Best goal - Larsson
The way Liverpool started their match against Sunderland at Anfield, it looked like they were going to romp to a comfortable victory.
A missed penalty from Luis Suarez - who then opened the scoring - and a disallowed goal from his striker partner Andy Carroll. Liverpool were all over their opponents for 30 minutes.
Then things started to go wrong, passes were not finding their men and Sunderland got back into the game.
And it gave Sebastian Larsson a chance to demonstrate his class, and show why he could be the signing of the season by Steve Bruce, the Sunderland manager.
The Swede, who arrived on a free transfer from relegated Birmingham City, was once tipped for a great future at Arsenal, emerging from the same youth team as Nicklas Bendtner.
He did not quite make it there, but his quality is evident. He takes a wicked corner, scores often from direct free-kicks and, from Saturday's evidence, his volley technique is not too shabby either.
As an Ahmed Elmohamady cross looped into the area on 57 minutes, Larsson found space at the back post, jumped and produced a perfect flying-scissor kick that flew past Pepe Reina in the Liverpool goal. It earned Sunderland a point and all the plaudits for Larsson.
Worst dive I - Gervinho
He sounds like a Brazilian but was born in the Ivory Coast, and has obviously modelled himself on a 2005 version of Didier Drogba when it comes to diving.
Arsenal's new signing from Lille, the French champions, will soon learn that it is best to stay on your feet in the Premier League.
The winger went down theatrically in the latter stages of Saturday's late game against Newcastle United. An uber-slow-motion replay shows that he might have been slightly touched by Chiek Tiote's flailing leg.
But it does not excuse the classic arms-in-the-air, back-arched flop on the floor that the Ivorian thought would earn him a penalty from Peter Walton, the referee. It might work in France, but this is the Premier League.

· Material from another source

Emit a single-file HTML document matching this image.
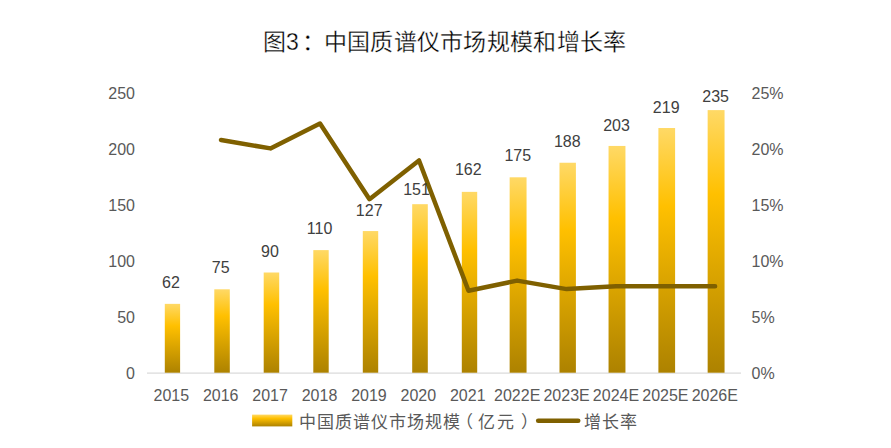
<!DOCTYPE html>
<html lang="zh-CN"><head><meta charset="utf-8"><style>
html,body{margin:0;padding:0;background:#fff;}
body{width:891px;height:448px;overflow:hidden;font-family:"Liberation Sans",sans-serif;}
svg{display:block;}
</style></head><body>
<svg width="891" height="448" viewBox="0 0 891 448" font-family="Liberation Sans, sans-serif">
<defs>
<linearGradient id="bg" x1="0" y1="0" x2="0" y2="1">
<stop offset="0" stop-color="#FFD966"/>
<stop offset="0.32" stop-color="#FFC000"/>
<stop offset="1" stop-color="#AD8200"/>
</linearGradient>
</defs>
<rect width="891" height="448" fill="#fff"/>
<text x="262.80" y="50" font-size="23" fill="#000" stroke="#fff" stroke-width="0.3">图</text><text x="286.00" y="50" font-size="23" fill="#000" stroke="#fff" stroke-width="0.3">3</text><text x="301.50" y="50" font-size="23" fill="#000" stroke="#fff" stroke-width="0.3">：</text>
<text x="323.60" y="50" font-size="23" fill="#000" stroke="#fff" stroke-width="0.3">中</text><text x="346.90" y="50" font-size="23" fill="#000" stroke="#fff" stroke-width="0.3">国</text><text x="370.20" y="50" font-size="23" fill="#000" stroke="#fff" stroke-width="0.3">质</text><text x="393.50" y="50" font-size="23" fill="#000" stroke="#fff" stroke-width="0.3">谱</text><text x="416.80" y="50" font-size="23" fill="#000" stroke="#fff" stroke-width="0.3">仪</text><text x="440.10" y="50" font-size="23" fill="#000" stroke="#fff" stroke-width="0.3">市</text><text x="463.40" y="50" font-size="23" fill="#000" stroke="#fff" stroke-width="0.3">场</text><text x="486.70" y="50" font-size="23" fill="#000" stroke="#fff" stroke-width="0.3">规</text><text x="510.00" y="50" font-size="23" fill="#000" stroke="#fff" stroke-width="0.3">模</text><text x="533.30" y="50" font-size="23" fill="#000" stroke="#fff" stroke-width="0.3">和</text><text x="556.60" y="50" font-size="23" fill="#000" stroke="#fff" stroke-width="0.3">增</text><text x="579.90" y="50" font-size="23" fill="#000" stroke="#fff" stroke-width="0.3">长</text><text x="603.20" y="50" font-size="23" fill="#000" stroke="#fff" stroke-width="0.3">率</text>
<text x="135" y="378.50" font-size="16" fill="#595959" text-anchor="end">0</text>
<text x="135" y="322.50" font-size="16" fill="#595959" text-anchor="end">50</text>
<text x="135" y="266.50" font-size="16" fill="#595959" text-anchor="end">100</text>
<text x="135" y="210.50" font-size="16" fill="#595959" text-anchor="end">150</text>
<text x="135" y="154.50" font-size="16" fill="#595959" text-anchor="end">200</text>
<text x="135" y="98.50" font-size="16" fill="#595959" text-anchor="end">250</text>
<text x="751.5" y="378.50" font-size="16" fill="#595959">0%</text>
<text x="751.5" y="322.50" font-size="16" fill="#595959">5%</text>
<text x="751.5" y="266.50" font-size="16" fill="#595959">10%</text>
<text x="751.5" y="210.50" font-size="16" fill="#595959">15%</text>
<text x="751.5" y="154.50" font-size="16" fill="#595959">20%</text>
<text x="751.5" y="98.50" font-size="16" fill="#595959">25%</text>
<rect x="147" y="372.5" width="594" height="1.2" fill="#d9d9d9"/>
<rect x="164.80" y="303.86" width="15.3" height="68.84" fill="url(#bg)"/>
<rect x="214.30" y="289.30" width="15.5" height="83.40" fill="url(#bg)"/>
<rect x="263.70" y="272.50" width="15.5" height="100.20" fill="url(#bg)"/>
<rect x="313.30" y="250.10" width="15.4" height="122.60" fill="url(#bg)"/>
<rect x="362.80" y="231.06" width="15.4" height="141.64" fill="url(#bg)"/>
<rect x="412.20" y="204.18" width="15.6" height="168.52" fill="url(#bg)"/>
<rect x="461.80" y="191.86" width="15.4" height="180.84" fill="url(#bg)"/>
<rect x="509.65" y="177.30" width="16.9" height="195.40" fill="url(#bg)"/>
<rect x="559.50" y="162.74" width="16.4" height="209.96" fill="url(#bg)"/>
<rect x="608.55" y="145.94" width="16.9" height="226.76" fill="url(#bg)"/>
<rect x="658.40" y="128.02" width="16.7" height="244.68" fill="url(#bg)"/>
<rect x="707.65" y="110.10" width="16.9" height="262.60" fill="url(#bg)"/>
<polyline points="221.05,140.00 270.45,148.40 320.00,123.50 369.50,199.20 419.00,160.50 468.50,290.80 517.10,280.60 566.70,289.10 616.00,286.30 665.75,286.30 715.10,286.30" fill="none" stroke="#7F6000" stroke-width="4.5" stroke-linejoin="round" stroke-linecap="round"/>
<text x="170.90" y="287.70" font-size="16" fill="#404040" text-anchor="middle">62</text>
<text x="220.75" y="272.60" font-size="16" fill="#404040" text-anchor="middle">75</text>
<text x="269.90" y="256.60" font-size="16" fill="#404040" text-anchor="middle">90</text>
<text x="319.55" y="234.20" font-size="16" fill="#404040" text-anchor="middle">110</text>
<text x="369.20" y="215.80" font-size="16" fill="#404040" text-anchor="middle">127</text>
<text x="416.55" y="194.70" font-size="16" fill="#404040" text-anchor="middle">151</text>
<text x="468.30" y="175.40" font-size="16" fill="#404040" text-anchor="middle">162</text>
<text x="517.75" y="160.80" font-size="16" fill="#404040" text-anchor="middle">175</text>
<text x="567.30" y="147.40" font-size="16" fill="#404040" text-anchor="middle">188</text>
<text x="616.50" y="131.20" font-size="16" fill="#404040" text-anchor="middle">203</text>
<text x="666.20" y="112.80" font-size="16" fill="#404040" text-anchor="middle">219</text>
<text x="715.60" y="102.30" font-size="16" fill="#404040" text-anchor="middle">235</text>
<text x="171.30" y="401" font-size="16" fill="#595959" text-anchor="middle">2015</text>
<text x="220.71" y="401" font-size="16" fill="#595959" text-anchor="middle">2016</text>
<text x="270.12" y="401" font-size="16" fill="#595959" text-anchor="middle">2017</text>
<text x="319.53" y="401" font-size="16" fill="#595959" text-anchor="middle">2018</text>
<text x="368.94" y="401" font-size="16" fill="#595959" text-anchor="middle">2019</text>
<text x="418.35" y="401" font-size="16" fill="#595959" text-anchor="middle">2020</text>
<text x="467.76" y="401" font-size="16" fill="#595959" text-anchor="middle">2021</text>
<text x="517.17" y="401" font-size="16" fill="#595959" text-anchor="middle">2022E</text>
<text x="566.58" y="401" font-size="16" fill="#595959" text-anchor="middle">2023E</text>
<text x="615.99" y="401" font-size="16" fill="#595959" text-anchor="middle">2024E</text>
<text x="665.40" y="401" font-size="16" fill="#595959" text-anchor="middle">2025E</text>
<text x="714.81" y="401" font-size="16" fill="#595959" text-anchor="middle">2026E</text>
<rect x="252.1" y="414.6" width="40.2" height="11.8" fill="url(#bg)"/>
<text x="298.50" y="428" font-size="17" fill="#595959">中</text><text x="316.50" y="428" font-size="17" fill="#595959">国</text><text x="334.50" y="428" font-size="17" fill="#595959">质</text><text x="352.50" y="428" font-size="17" fill="#595959">谱</text><text x="370.50" y="428" font-size="17" fill="#595959">仪</text><text x="388.50" y="428" font-size="17" fill="#595959">市</text><text x="406.50" y="428" font-size="17" fill="#595959">场</text><text x="424.50" y="428" font-size="17" fill="#595959">规</text><text x="442.50" y="428" font-size="17" fill="#595959">模</text>
<text x="455.50" y="428" font-size="17" fill="#595959">（</text><text x="478.20" y="428" font-size="17" fill="#595959">亿</text><text x="497.20" y="428" font-size="17" fill="#595959">元</text><text x="520.70" y="428" font-size="17" fill="#595959">）</text>
<line x1="538.2" y1="420.8" x2="578.2" y2="420.8" stroke="#7F6000" stroke-width="4.6" stroke-linecap="round"/>
<text x="583.50" y="428" font-size="17" fill="#595959">增</text><text x="601.50" y="428" font-size="17" fill="#595959">长</text><text x="620.20" y="428" font-size="17" fill="#595959">率</text>
</svg>
</body></html>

Instead of a spot kick, Gervinho got himself roughed up by Joey Barton, criticised by pretty much every one, and a three-match ban too boot for a red card.
Worst dive II - Barton
This is a man who has been convicted of assault, stubbed a cigar in the eye of a trainee footballer and beat up his own teammate.
Yet it seems that Barton can dish it out but not take it.
After Gervinho's tumble at St James' Park, Barton took it upon himself to grab the winger by the collar, haul him to his feet and subsequently join a melee of teammates in berating the Arsenal player, who probably did not understand their protests, what with a mixture of Scouse and Geordie being spoken and the fact that the Ivorian has only just arrived in England.
Either way, Barton clearly was not politely asking for an apology. Provoked, Gervinho did what a lot of people would have done and lashed out. Lash meaning flicked a feather-light slap at Barton's head.
And this hard man, who has spent time in prison, counted to two before letting his legs go from under him and dropping to the turf. A red card for the Arsenal man, but it should be a red face for Barton.
Best sound bites - Warnock
The journalists who cover the Premier League will not have spent too long lamenting the loss of Blackpool and their colourful coach, Ian Holloway. For while the Blackpool manager, whose team were relegated last season, was possibly the most quotable Premier League character since Eric Cantona, Neil Warnock, the QPR manager, is just as lively.
Yesterday, after a summer of frustration at the lack of investment from his club's owners - who include one of the world's richest men and Bernie Ecclestone - Warnock used his post-match conference to launch a thinly veiled attack at his bosses.
QPR were beaten 4-0 at home by Bolton Wanderers, prompting Warnock to rant: "[Bolton] don't have the most financial clout, but year after year, with good management and a settled boardroom, they manage to defy the odds."
"Good management", "Settled boardroom": we get the message, Neil.
David de Gea has been bought at great expensive to replace the great Edwin van der Sar in Manchester United's goal. The Spaniard, 20, obviously has immense talent. He was Atletico Madrid's No 1 at 18.
However, his start to life at United has been rather shaky. Criticised for conceding a long-range effort from Edin Dzeko in the Community Shield two weeks ago, he was given the benefit of the doubt by most - the ball swerved, slightly, but he should still have stopped it.
However, yesterday's blunder against West Bromwich Albion, to allow Shane Long to make it 1-1, was indefensible. The ball slipped through his hands as if they were a sieve.